• [INSTRUCTION]: Only the lines from the start of the data through the line with "Chart.register(...registerables);" belong in the copy. Restate them word for word, minus the pictures.

• [Figure scripts]:
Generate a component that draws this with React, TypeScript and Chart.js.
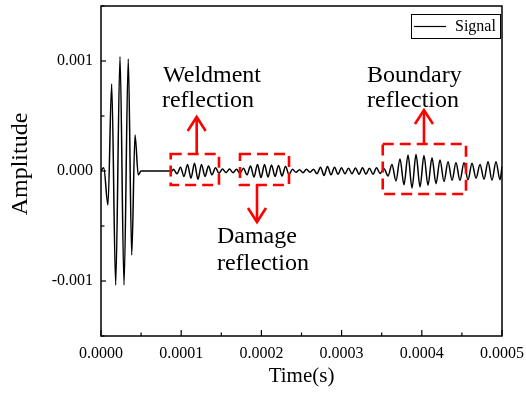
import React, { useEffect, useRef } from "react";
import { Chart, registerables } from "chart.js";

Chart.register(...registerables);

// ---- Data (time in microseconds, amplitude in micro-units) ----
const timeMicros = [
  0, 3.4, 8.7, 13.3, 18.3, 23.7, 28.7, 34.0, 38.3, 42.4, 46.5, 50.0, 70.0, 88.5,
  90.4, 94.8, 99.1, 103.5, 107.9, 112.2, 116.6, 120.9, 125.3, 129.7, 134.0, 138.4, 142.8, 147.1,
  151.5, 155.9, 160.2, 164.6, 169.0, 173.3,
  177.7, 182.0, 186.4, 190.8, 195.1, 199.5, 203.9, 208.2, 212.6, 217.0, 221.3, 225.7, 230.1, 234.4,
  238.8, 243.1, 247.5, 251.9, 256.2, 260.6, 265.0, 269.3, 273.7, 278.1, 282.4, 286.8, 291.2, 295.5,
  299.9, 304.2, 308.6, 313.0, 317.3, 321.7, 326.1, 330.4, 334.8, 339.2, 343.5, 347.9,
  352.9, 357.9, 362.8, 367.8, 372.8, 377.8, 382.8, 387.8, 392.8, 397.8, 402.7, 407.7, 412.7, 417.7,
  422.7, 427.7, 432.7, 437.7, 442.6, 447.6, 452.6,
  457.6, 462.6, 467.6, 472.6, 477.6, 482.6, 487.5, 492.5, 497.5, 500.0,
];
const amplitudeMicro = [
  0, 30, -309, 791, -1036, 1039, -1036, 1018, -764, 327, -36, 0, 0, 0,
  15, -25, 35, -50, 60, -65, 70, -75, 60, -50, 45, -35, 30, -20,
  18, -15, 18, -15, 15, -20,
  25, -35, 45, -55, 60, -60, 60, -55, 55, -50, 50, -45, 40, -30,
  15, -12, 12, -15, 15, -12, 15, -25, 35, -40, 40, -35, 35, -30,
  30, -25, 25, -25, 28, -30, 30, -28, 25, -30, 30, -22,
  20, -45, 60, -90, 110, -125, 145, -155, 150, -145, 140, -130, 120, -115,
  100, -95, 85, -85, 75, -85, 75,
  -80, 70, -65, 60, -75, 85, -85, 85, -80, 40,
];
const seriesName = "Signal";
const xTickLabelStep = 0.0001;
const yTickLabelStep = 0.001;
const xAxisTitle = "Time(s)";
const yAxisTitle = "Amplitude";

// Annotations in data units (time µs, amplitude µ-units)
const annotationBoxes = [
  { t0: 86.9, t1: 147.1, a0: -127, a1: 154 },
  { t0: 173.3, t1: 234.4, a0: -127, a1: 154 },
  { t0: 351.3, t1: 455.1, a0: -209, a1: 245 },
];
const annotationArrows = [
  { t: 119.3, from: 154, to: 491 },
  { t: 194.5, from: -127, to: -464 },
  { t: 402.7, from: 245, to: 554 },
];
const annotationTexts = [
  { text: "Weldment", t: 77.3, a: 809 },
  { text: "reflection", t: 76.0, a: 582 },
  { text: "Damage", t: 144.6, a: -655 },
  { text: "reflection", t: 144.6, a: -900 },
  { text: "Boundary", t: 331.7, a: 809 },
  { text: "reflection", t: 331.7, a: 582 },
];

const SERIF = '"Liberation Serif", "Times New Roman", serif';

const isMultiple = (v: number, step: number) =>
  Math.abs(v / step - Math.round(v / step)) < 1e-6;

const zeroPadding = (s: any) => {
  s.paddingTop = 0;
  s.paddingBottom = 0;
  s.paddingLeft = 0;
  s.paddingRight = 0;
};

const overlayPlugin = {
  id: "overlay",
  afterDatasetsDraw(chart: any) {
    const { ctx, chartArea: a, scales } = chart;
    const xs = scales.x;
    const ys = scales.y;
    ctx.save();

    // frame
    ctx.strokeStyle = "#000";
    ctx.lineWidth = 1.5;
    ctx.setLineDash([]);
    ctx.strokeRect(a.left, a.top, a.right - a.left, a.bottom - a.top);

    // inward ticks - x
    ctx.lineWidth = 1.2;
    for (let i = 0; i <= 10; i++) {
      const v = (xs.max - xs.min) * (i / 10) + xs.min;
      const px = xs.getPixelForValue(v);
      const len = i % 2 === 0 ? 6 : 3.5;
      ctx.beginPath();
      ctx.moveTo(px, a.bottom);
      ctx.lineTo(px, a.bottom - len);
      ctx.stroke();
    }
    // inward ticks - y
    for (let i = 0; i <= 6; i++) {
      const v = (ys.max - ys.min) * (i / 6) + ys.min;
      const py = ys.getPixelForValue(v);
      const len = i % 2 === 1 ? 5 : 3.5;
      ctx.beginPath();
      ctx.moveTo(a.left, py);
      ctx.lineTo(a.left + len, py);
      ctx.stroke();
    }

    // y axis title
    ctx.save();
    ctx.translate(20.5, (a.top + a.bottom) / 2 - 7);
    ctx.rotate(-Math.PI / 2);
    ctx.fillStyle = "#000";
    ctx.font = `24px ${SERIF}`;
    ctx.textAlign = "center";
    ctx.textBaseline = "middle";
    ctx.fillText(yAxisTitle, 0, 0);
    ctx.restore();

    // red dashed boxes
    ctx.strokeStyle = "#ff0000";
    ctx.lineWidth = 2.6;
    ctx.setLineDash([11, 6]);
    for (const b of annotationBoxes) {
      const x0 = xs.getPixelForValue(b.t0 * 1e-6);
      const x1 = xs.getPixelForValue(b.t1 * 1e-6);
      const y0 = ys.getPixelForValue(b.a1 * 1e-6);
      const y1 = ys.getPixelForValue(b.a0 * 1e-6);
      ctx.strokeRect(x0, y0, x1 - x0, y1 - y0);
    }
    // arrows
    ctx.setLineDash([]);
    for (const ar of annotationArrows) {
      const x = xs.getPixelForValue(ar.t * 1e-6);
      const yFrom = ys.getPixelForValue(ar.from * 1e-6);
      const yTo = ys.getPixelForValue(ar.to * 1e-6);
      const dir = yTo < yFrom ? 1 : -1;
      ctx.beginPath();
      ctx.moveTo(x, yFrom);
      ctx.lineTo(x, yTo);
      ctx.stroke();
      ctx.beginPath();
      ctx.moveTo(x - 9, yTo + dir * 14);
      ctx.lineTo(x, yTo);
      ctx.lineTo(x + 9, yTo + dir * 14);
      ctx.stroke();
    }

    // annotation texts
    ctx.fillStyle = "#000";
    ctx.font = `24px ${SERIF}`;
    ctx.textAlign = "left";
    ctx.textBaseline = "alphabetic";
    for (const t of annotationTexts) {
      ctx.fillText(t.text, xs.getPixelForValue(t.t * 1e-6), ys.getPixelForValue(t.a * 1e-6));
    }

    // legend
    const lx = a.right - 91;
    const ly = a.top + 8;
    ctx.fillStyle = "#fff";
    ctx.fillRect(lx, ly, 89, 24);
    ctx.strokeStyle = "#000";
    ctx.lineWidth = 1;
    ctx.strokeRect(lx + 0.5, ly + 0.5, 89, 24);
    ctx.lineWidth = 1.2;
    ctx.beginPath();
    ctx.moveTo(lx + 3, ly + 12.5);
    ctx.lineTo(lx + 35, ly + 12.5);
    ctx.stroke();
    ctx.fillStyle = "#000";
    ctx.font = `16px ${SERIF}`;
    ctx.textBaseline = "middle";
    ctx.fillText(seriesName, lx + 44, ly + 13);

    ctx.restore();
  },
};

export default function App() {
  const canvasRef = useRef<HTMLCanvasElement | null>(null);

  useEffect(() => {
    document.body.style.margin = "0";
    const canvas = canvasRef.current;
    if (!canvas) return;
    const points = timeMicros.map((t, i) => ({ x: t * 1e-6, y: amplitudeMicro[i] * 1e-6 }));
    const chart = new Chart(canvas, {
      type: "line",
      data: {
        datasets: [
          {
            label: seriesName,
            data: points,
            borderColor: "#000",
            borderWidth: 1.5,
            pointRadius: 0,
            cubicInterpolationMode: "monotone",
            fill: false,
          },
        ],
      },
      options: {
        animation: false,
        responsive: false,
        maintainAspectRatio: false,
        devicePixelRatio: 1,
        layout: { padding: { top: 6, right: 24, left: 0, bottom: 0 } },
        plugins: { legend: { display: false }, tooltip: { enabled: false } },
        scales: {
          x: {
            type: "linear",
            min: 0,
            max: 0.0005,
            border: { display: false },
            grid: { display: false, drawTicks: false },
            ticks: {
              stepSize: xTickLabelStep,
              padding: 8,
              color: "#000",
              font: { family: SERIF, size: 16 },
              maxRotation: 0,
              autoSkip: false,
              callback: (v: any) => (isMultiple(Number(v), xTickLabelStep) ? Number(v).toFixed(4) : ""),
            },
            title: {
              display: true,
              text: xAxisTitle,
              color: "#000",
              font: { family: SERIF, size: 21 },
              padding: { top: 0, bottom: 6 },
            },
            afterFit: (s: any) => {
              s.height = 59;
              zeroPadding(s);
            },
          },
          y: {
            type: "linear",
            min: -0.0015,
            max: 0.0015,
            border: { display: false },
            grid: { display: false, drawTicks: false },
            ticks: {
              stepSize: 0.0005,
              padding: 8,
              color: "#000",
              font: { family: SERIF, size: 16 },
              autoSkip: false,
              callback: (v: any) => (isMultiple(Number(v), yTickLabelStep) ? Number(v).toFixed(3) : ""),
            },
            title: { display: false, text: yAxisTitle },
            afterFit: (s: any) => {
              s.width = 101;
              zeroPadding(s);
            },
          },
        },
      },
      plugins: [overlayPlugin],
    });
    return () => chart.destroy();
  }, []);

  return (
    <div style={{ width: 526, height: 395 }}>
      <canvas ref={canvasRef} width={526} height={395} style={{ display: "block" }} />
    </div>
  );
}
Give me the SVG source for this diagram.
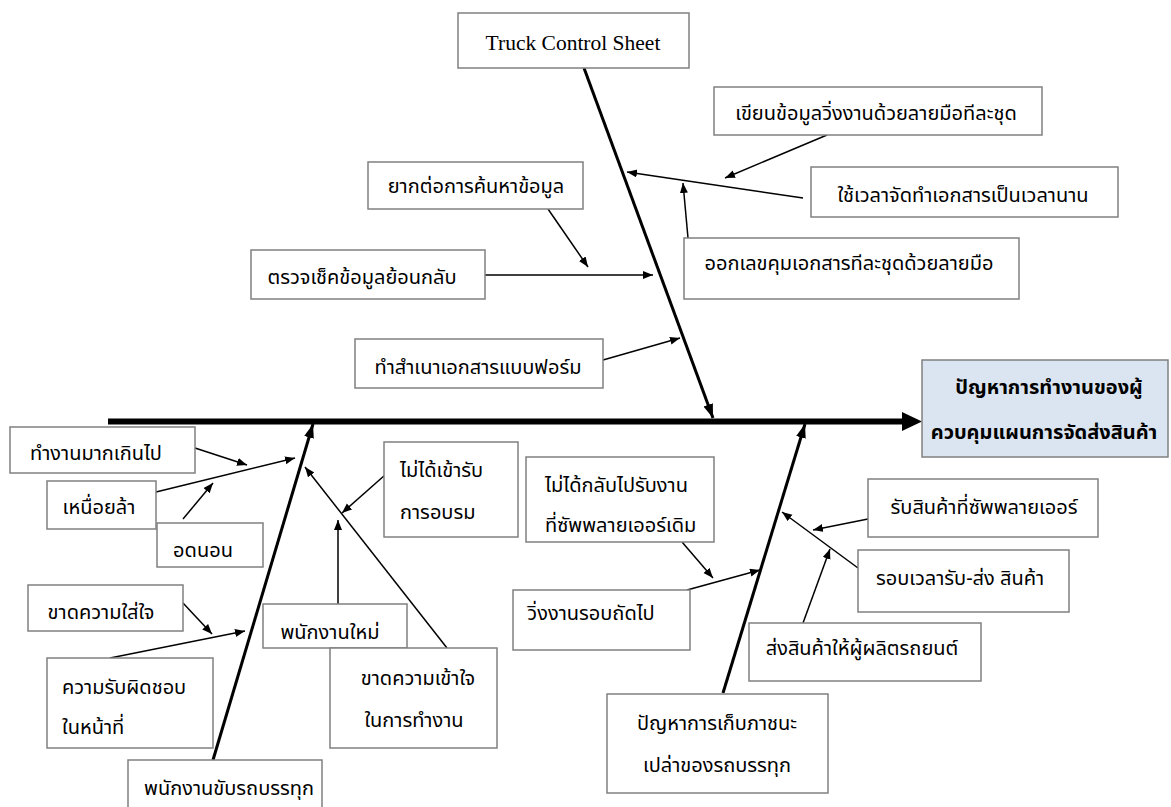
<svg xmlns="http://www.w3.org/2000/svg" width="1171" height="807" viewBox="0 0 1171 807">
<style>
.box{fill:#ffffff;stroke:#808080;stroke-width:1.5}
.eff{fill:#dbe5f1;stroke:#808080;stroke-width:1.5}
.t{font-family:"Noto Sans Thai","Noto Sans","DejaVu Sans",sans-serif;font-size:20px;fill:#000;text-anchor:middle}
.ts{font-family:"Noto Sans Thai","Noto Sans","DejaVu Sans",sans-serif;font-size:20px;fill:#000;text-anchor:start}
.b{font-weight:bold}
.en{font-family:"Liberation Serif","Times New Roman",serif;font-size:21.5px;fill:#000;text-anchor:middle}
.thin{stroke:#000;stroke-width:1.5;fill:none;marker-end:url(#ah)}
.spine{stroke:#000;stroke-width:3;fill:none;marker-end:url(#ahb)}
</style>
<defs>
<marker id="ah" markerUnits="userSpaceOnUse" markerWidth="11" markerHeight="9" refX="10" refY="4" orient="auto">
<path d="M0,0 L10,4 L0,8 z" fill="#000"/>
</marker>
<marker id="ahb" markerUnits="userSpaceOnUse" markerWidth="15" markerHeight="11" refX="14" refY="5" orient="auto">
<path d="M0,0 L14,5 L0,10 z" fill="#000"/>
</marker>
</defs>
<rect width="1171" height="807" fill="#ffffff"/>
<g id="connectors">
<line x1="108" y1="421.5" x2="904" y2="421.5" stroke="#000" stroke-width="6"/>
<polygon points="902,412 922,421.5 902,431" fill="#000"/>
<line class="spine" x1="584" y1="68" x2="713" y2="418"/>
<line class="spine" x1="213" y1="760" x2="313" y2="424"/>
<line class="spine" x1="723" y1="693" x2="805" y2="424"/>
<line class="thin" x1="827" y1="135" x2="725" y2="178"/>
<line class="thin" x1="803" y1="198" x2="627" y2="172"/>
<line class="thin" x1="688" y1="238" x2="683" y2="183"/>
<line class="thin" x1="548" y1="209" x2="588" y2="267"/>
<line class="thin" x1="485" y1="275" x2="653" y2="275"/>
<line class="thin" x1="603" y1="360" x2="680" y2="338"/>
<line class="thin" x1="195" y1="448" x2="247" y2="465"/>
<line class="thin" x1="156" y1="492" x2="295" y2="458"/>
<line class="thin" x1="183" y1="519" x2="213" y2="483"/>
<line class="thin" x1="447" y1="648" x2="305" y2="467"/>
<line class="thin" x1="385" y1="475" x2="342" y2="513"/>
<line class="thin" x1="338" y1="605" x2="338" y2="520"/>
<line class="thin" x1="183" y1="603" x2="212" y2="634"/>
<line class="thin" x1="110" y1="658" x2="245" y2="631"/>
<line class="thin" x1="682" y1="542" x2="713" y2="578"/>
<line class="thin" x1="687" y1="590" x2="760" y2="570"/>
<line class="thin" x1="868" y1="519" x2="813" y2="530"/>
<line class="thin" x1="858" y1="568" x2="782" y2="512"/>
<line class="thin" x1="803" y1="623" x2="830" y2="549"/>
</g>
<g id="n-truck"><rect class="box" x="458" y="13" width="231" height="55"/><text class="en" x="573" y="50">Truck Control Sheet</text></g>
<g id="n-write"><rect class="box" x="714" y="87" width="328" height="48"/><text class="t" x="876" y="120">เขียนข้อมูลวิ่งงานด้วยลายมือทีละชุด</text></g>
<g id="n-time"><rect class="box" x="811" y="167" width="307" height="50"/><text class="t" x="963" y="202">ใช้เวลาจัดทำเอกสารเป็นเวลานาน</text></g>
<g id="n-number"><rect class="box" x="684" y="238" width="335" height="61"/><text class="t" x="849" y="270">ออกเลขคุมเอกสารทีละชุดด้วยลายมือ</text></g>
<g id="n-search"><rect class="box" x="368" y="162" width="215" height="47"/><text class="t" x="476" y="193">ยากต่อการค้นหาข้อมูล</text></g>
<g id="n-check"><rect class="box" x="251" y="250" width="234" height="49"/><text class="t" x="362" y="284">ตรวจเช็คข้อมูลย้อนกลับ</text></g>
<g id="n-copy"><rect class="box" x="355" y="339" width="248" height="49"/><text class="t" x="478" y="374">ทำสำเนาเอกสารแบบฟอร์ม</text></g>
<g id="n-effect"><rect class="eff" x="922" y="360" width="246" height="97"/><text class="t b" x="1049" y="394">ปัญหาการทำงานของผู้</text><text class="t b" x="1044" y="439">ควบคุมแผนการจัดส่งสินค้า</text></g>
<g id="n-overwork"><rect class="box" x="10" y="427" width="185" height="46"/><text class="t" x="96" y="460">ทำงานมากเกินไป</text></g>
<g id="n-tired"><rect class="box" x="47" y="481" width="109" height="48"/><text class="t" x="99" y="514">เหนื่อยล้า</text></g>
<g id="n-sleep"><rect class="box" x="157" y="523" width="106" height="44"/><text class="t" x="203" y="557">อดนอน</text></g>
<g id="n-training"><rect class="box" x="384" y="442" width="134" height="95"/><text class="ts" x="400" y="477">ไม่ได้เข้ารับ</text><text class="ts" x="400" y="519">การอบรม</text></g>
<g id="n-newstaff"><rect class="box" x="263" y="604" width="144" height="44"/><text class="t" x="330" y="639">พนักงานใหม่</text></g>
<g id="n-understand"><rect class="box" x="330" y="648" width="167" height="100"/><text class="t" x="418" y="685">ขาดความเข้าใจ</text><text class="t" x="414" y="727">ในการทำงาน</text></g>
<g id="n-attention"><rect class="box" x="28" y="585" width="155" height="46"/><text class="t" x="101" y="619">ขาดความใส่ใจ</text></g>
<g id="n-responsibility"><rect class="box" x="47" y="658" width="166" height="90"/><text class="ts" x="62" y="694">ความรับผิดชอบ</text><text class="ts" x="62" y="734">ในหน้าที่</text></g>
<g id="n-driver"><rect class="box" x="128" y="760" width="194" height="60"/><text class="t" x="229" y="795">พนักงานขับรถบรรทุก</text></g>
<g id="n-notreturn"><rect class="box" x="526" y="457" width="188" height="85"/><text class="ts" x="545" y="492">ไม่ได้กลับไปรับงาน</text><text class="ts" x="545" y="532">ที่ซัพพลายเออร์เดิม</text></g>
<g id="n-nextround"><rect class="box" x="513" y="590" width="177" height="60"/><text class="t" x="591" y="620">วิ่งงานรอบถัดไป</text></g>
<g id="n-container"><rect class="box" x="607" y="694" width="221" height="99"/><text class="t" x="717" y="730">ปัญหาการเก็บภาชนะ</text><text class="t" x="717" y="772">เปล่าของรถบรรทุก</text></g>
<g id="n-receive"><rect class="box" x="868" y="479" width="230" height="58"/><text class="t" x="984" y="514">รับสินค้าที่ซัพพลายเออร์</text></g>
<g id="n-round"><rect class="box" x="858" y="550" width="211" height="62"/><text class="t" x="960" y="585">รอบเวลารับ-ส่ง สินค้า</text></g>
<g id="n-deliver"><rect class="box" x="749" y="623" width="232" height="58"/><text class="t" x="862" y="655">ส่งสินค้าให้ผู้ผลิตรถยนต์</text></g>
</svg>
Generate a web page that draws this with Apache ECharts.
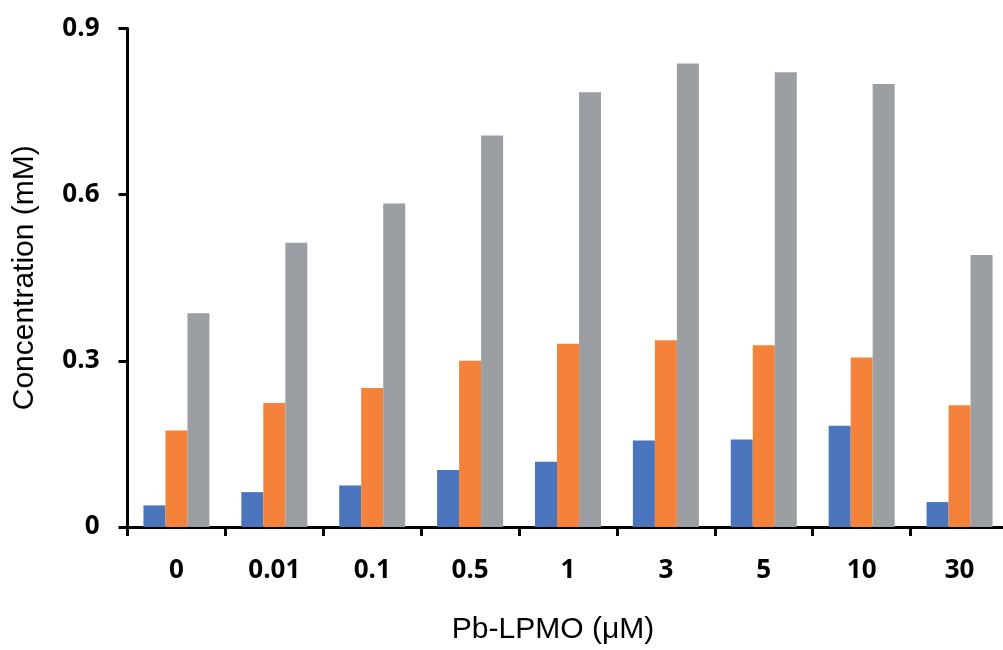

• [COMPLETED EXERCISE]:
Generate a component that draws this with React, TypeScript and Chart.js.
import React, { useEffect, useRef } from "react";
import { Chart, registerables } from "chart.js";

Chart.register(...registerables);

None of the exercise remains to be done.